By Senior year, I was wanting to replace Pom Squad with a different sport. Me and four of my guy friends - all of us had hating team sports and loving academics and art and music that was not on the radio in common - decided to start a swim team. We found a place to swim and a couple of coaches and carpooled each other to the practices. A few months in, one of the guys pulled me aside at my locker. He told me he was feeling really uncomfortable and had to tell me that the junior coach was making very lewd statements about me during practice to all the guys. They hated it. They didn't know what to do, but thought I should know. I was so angry. I knew just who he was talking about - he leered in the worst way. I stewed on what to do for a couple of days.

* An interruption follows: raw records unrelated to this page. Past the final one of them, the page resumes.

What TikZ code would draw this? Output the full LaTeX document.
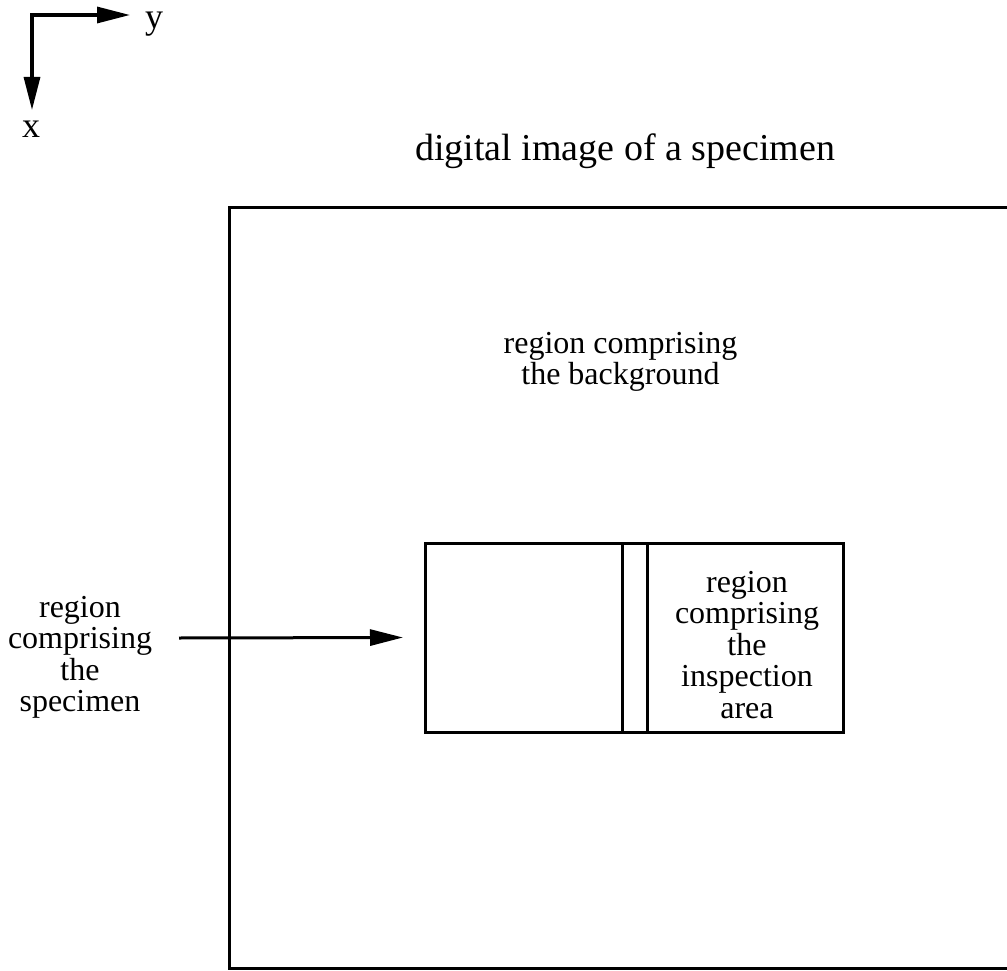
\documentclass[tikz,border=0pt]{standalone}
\usepackage{fontspec}
\setmainfont{Liberation Serif}
\usetikzlibrary{arrows.meta}
\tikzset{
  frame/.style={draw, line width=3pt, inner sep=0pt, outer sep=0pt},
  txt/.style={font=\fontsize{32}{31.5}\selectfont, align=center, inner sep=0pt, anchor=north},
  axlab/.style={font=\fontsize{36}{36}\selectfont, inner sep=0pt, anchor=base},
  arr/.style={-{Triangle[length=33pt,width=16pt]}, line width=3pt},
}
\begin{document}
\begin{tikzpicture}[x=1pt,y=-1pt]
\useasboundingbox (0,0) rectangle (1007,971);
% axes
\coordinate (orig) at (32,15);
\coordinate (ytip) at (130,15);
\coordinate (xtip) at (32,110);
\draw[arr, line width=3.2pt, line cap=rect] (orig) -- (ytip);
\draw[arr, line width=3.2pt, line cap=rect] (orig) -- (xtip);
\node[axlab] (ylab) at (154,29) {y};
\node[axlab] (xlab) at (31,138) {x};
% title
\node[txt, font=\fontsize{38}{38}\selectfont] (title) at (625,134) {digital image of a specimen};
% outer image frame
\node[frame, minimum width=801pt, minimum height=761pt] (img) at (629.5,587.5) {};
\node[txt] (bg) at (620.5,332) {region comprising\\the background};
% inner regions
\node[frame, minimum width=197pt, minimum height=189pt] (spec) at (523.5,637.5) {};
\node[frame, minimum width=25pt, minimum height=189pt] (gap) at (634.5,637.5) {};
\node[frame, minimum width=196pt, minimum height=189pt] (insp) at (745,637.5) {};
\node[txt] (insptxt) at (747,571) {region\\comprising\\the\\inspection\\area};
% specimen label and arrow
\node[txt] (speclab) at (80,596) {region\\comprising\\the\\specimen};
\coordinate (astart) at (179,638);
\draw[arr] (astart) -- ([xshift=-22pt]spec.west);
\end{tikzpicture}
\end{document}
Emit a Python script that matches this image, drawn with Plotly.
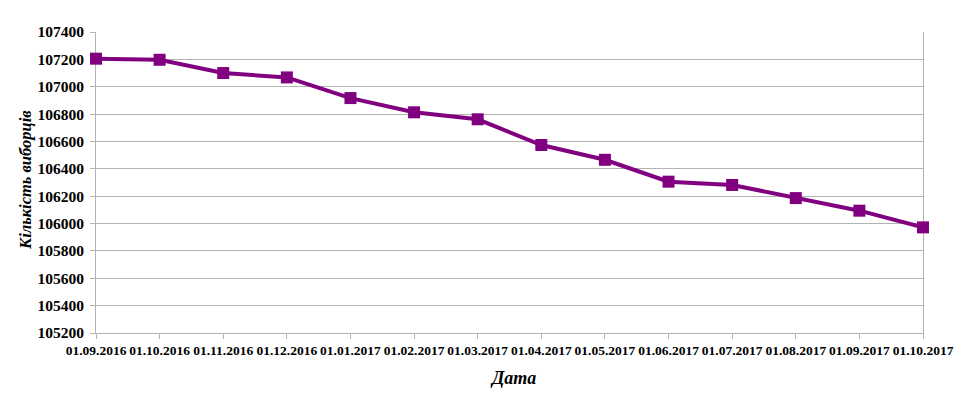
import plotly.graph_objects as go

dates = ["01.09.2016", "01.10.2016", "01.11.2016", "01.12.2016", "01.01.2017",
         "01.02.2017", "01.03.2017", "01.04.2017", "01.05.2017", "01.06.2017",
         "01.07.2017", "01.08.2017", "01.09.2017", "01.10.2017"]
voters = [107205, 107197, 107100, 107068, 106917, 106813, 106762,
          106574, 106466, 106306, 106282, 106186, 106094, 105972]
y_ticks = [105200, 105400, 105600, 105800, 106000, 106200, 106400,
           106600, 106800, 107000, 107200, 107400]

x_idx = list(range(len(dates)))
font_family = "Liberation Serif, Times New Roman, serif"

fig = go.Figure()
fig.add_trace(go.Scatter(
    x=x_idx, y=voters, mode="lines+markers",
    line=dict(color="#800080", width=4),
    marker=dict(symbol="square", size=12, color="#800080"),
    showlegend=False, cliponaxis=False,
))

fig.update_layout(
    width=954, height=397,
    margin=dict(l=88, r=39, t=24, b=72),
    paper_bgcolor="white", plot_bgcolor="white",
    font=dict(family=font_family, color="black"),
    xaxis=dict(
        range=[0, len(dates) - 1], automargin=False, layer="below traces",
        tickvals=x_idx, ticktext=[f"<b>{d}</b>" for d in dates],
        tickfont=dict(size=13.5, family=font_family),
        showgrid=False, zeroline=False,
        showline=True, linecolor="#b3b3b3", linewidth=1,
        ticks="outside", ticklen=5, tickcolor="#b3b3b3",
    ),
    yaxis=dict(
        range=[105200, 107400], automargin=False, layer="below traces",
        tickvals=y_ticks, ticktext=[f"<b>{v}</b>" for v in y_ticks],
        tickfont=dict(size=15.5, family=font_family),
        ticklabelstandoff=3,
        showgrid=True, gridcolor="#b3b3b3", gridwidth=1,
        zeroline=False,
        showline=True, linecolor="#b3b3b3", linewidth=1, mirror=True,
        ticks="outside", ticklen=5, tickcolor="#b3b3b3",
    ),
    annotations=[
        dict(text="<b><i>Дата</i></b>", xref="paper", yref="paper",
             x=0.504, y=-0.1495, showarrow=False, xanchor="center", yanchor="middle",
             font=dict(size=18, family=font_family)),
        dict(text="<b><i>Кількість виборців</i></b>", xref="paper", yref="paper",
             x=-0.0859, y=0.508, showarrow=False, xanchor="center", yanchor="middle",
             textangle=-90, font=dict(size=16.5, family=font_family)),
    ],
)

fig.write_html("out.html")
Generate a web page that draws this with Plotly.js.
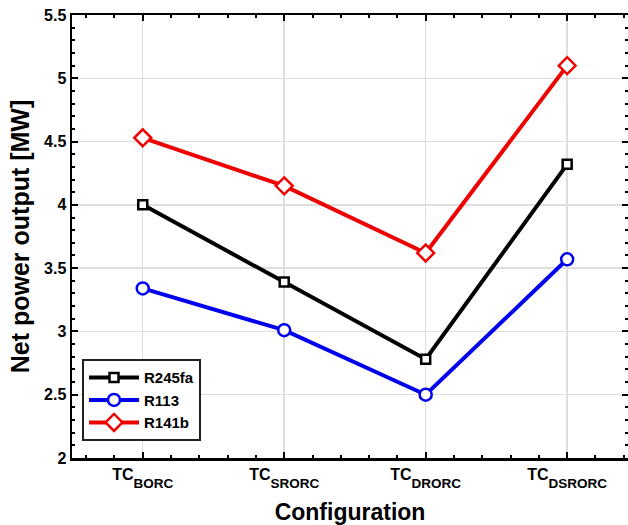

The next practice came around, and I told my friends to count me out. The next morning they rallied around me and tried to persuade me back. "You are the best one on the team. Please come back. You are our only chance of winning. The head coach said he would do anything to get you back." I told them sorry but no chance in Hell. I thought winning is not nearly as important to me as not being made and object. I'll swim alone.

Later that Spring, I was publicly tapped with the homecoming queen to spearhead a Just Say No to Drugs campaign for the entire school. They called us up at assembly and handed us green Just Say No ribbons. This didn't settle well with me - the admin didn't even ask me. Four days later I made an appointment with the vice principal. I sat in his office and told him I had to decline. I hadn't done drugs, but would feel like a hypocrite being an ambassador to a campaign I didn't fully support. I told him I believed some drugs are ok, even illegal ones, and I hadn't ruled out experimenting someday. He respectfully accepted my resignation, and another student was named to fill my place.

I didn't tell Jack all of this, but someday I will. When I graduated in the Spring of 1990, even though I pissed a lot of people off, I felt good that I had stuck to my principles, rather than maintaining the status quo.